Liz Cheney Needs to Stop Citing the Constitution - She's Trampled it Her Entire Career
As a Republican member of the special congressional committee investigating the attack on the Capitol on January 6, Congresswoman Liz Cheney said recently that the United States is "confronting a domestic threat that we have never faced before" in the form of former President Donald Trump.
Cheney said Trump is "attempting to unravel the foundations of our constitutional republic."
"Political leaders who sit silent in the face of these false and dangerous claims are aiding the former President who is at war with the rule of law, and the Constitution," Cheney said. "When our constitutional order is threatened, as it is now, rising above partisanship is not simply an aspiration.
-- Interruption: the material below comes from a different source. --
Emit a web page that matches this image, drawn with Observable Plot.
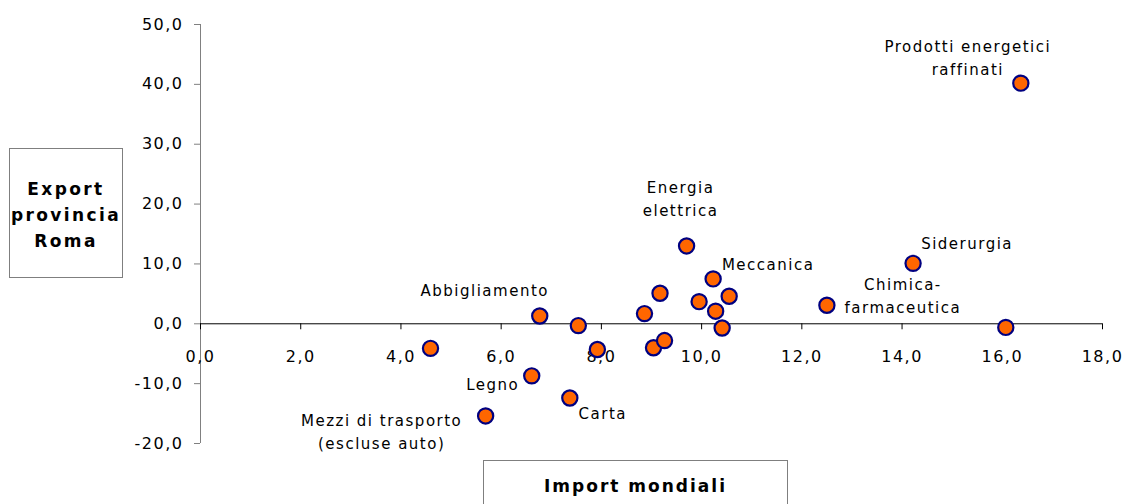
<!DOCTYPE html>
<html>
<head>
<meta charset="utf-8">
<script src="https://cdn.jsdelivr.net/npm/d3@7"></script>
<script src="https://cdn.jsdelivr.net/npm/@observablehq/plot@0.6"></script>
<style>
  html, body { margin: 0; padding: 0; background: #fff; }
  #wrap { position: relative; width: 1126px; height: 504px; overflow: hidden; font-family: "DejaVu Sans", Verdana, sans-serif; }
  #wrap svg { position: absolute; left: 0; top: 0; }
  .tick-text text { letter-spacing: 1.5px; }
  .lab-text text { letter-spacing: 1.5px; }
  .box { position: absolute; box-sizing: border-box; border: 1px solid #7f7f7f; background: #fff;
         font-weight: bold; color: #000; text-align: center; }
  #ybox { left: 9px; top: 148px; width: 114px; height: 130px; font-size: 17px; line-height: 26px; letter-spacing: 2.4px;
          display: flex; align-items: center; justify-content: center; padding-top: 3px; }
  #xbox { left: 483px; top: 460px; width: 305px; height: 70px; font-size: 17px; line-height: 20px; padding-top: 15px; letter-spacing: 2px; }
</style>
</head>
<body>
<div id="wrap"></div>
<script>
// ---- data ----
const sectors = [
  "Prodotti energetici\nraffinati", "Siderurgia", "Chimica-\nfarmaceutica", "",
  "Energia\nelettrica", "Meccanica", "", "", "", "", "", "",
  "", "Abbigliamento", "", "", "", "",
  "Legno", "Carta", "Mezzi di trasporto\n(escluse auto)"
];
const importMondiali = [
  16.37, 14.22, 12.50, 16.07,
  9.70, 10.23, 9.17, 10.55, 9.95, 10.28, 10.41, 8.86,
  7.54, 6.77, 4.59, 7.92, 9.04, 9.26,
  6.61, 7.37, 5.69
];
const exportRoma = [
  40.2, 10.1, 3.1, -0.6,
  13.0, 7.5, 5.1, 4.6, 3.7, 2.1, -0.7, 1.7,
  -0.3, 1.3, -4.1, -4.3, -4.0, -2.8,
  -8.7, -12.4, -15.4
];
const xTicks = [0, 2, 4, 6, 8, 10, 12, 14, 16, 18];
const yTicks = [-20, -10, 0, 10, 20, 30, 40, 50];

// ---- layout for the labels (offsets from the labelled dot, in pixels) ----
const labelOffsets = {
  "Prodotti energetici\nraffinati": [-53, -27],
  "Siderurgia": [54, -22],
  "Chimica-\nfarmaceutica": [76, -11],
  "Energia\nelettrica": [-6, -49],
  "Meccanica": [55, -16],
  "Abbigliamento": [-55, -27],
  "Legno": [-39, 7],
  "Carta": [33, 14],
  "Mezzi di trasporto\n(escluse auto)": [-104, 14]
};

const data = sectors.map((s, i) => ({sector: s, imp: importMondiali[i], exp: exportRoma[i]}));
const fmt = d => d3.format(".1f")(d).replace(".", ",").replace("−", "-");

const labelMarks = Object.entries(labelOffsets).map(([name, [dx, dy]]) =>
  Plot.text(data.filter(d => d.sector === name), {
    x: "imp", y: "exp", text: "sector", dx, dy,
    fontSize: 15, lineHeight: 1.53, fill: "#000", textAnchor: "middle",
    className: "lab-text"
  })
);

const chart = Plot.plot({
  width: 1126,
  height: 504,
  marginLeft: 200,
  marginRight: 24,
  marginTop: 24,
  marginBottom: 61,
  style: {fontFamily: "'DejaVu Sans', Verdana, sans-serif", background: "transparent", overflow: "visible"},
  x: {domain: [0, 18], axis: null},
  y: {domain: [-20, 50]},
  marks: [
    Plot.ruleX([0], {stroke: "#808080", strokeWidth: 1}),
    Plot.axisY({ticks: yTicks, tickFormat: fmt, tickSize: 6, tickPadding: 11,
                stroke: "#808080", fill: "#000", fontSize: 16, label: null, className: "tick-text"}),
    Plot.ruleY([0], {stroke: "#000", strokeWidth: 1}),
    Plot.ruleX(xTicks, {x: d => d, y1: 0, y2: 0, insetBottom: -6, stroke: "#000"}),
    Plot.text(xTicks, {x: d => d, y: 0, dy: 33, text: fmt, fontSize: 16, fill: "#000", className: "tick-text"}),
    Plot.dot(data, {x: "imp", y: "exp", r: 7.6, fill: "#FF6600", stroke: "#000080", strokeWidth: 2.2}),
    ...labelMarks
  ]
});

const wrap = document.getElementById("wrap");
wrap.appendChild(chart);
const ybox = document.createElement("div");
ybox.id = "ybox"; ybox.className = "box";
ybox.innerHTML = "<div>Export<br>provincia<br>Roma</div>";
wrap.appendChild(ybox);
const xbox = document.createElement("div");
xbox.id = "xbox"; xbox.className = "box";
xbox.textContent = "Import mondiali";
wrap.appendChild(xbox);
</script>
</body>
</html>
It is an obligation."
Since when has anyone named Cheney felt obligated to uphold the Constitution? Set aside for a moment whether or not you believe Trump is a threat to constitutional order or anything else.
Let’s remember where Cheney has been a threat to the rule of law and our constitutional republic.
In 2011, when former Republican Congressman Justin Amash, former Democratic Congressman Dennis Kucinich, and most of the Tea Party movement was insisting that then-President Barack Obama did not have the constitutional authority to attack Libya, Cheney joined former Republican Senator John McCain and others to push for a special resolution to allow it—the Constitution be damned.
At the time, Rep. Amash shared this quote from presidential candidate Obama in 2007 to remind him of his restricted authority regarding war powers, “The President does not have power under the Constitution to unilaterally authorize a military attack in a situation that does not involve stopping an actual or imminent threat to the nation."
That’s a pretty clear statement and is certainly the constitutional position. It is also a stance Cheney and most neoconservatives have disagreed with in practice for decades regarding foreign policy—no matter how dangerous it has been for America long-term or who the president was at the time.
Neocons are always quick to warn of the dangers of letting Congress and the Constitution get in the way of the next war. Similarly, not following the Constitution and toppling Libyan dictator Muammar Gaddafi through executive order in 2011—without much of a plan—gave rise to the Islamic State, a terrorist group that became quick trouble for the U.S. and the Middle East for years.
Obama would later call Libya the worst mistake of his presidency. When Trump announced he wanted to withdraw U.S. troops from Syria in 2019, Cheney said that would be a “catastrophic mistake” that could empower ISIS.
Warmonger mistakes that come around, go around.
The one time Cheney opposed the possibility of an unconstitutional executive order to strike militarily was when she flip-flopped in 2013 during her U.S. Senate primary challenge to then-Republican-Senator Mike Enzi, saying Obama shouldn’t attack Syria. It was literally Cheney disagreeing with Cheney because she knew voters were mostly against another war and wanted to win, which she did not.
But if the War on Terror her father waged and Obama continued to oversee was also a war on the Constitution, Mrs. Cheney was all in on that battle too.
A good example was when Cheney was promoting and defending CIA operative Gina Haspel in 2018, Trump’s pick to head that agency. Cheney said Haspel “spent her career defending the American people” and her critics were simply “defending terrorists.”
Haspel had a documented role in waterboarding abroad and other “enhanced interrogation tactics,” including covering up America’s role in carrying out these atrocities.
Constitutional liberties and protections, and the United States' moral complicity in engaging in this illegal behavior, mattered little to Cheney at the time.
NSA whistleblower Edward Snowden framed this debate well in 2018, “Listen, you can defend torture or you defend the Constitution. Not both. The 8th Amendment explicitly forbids torture with all forms of cruel and unusual punishment.”
“To defend torture is to attack the Constitution,” Snowden declared.
What the January 6 committee that Cheney is a part of might find regarding Trump and the awful mob attack on the Capitol remains to be seen.
But Liz Cheney portraying herself as a champion of the Constitution should be taken as seriously as Donald Trump championing civil discourse.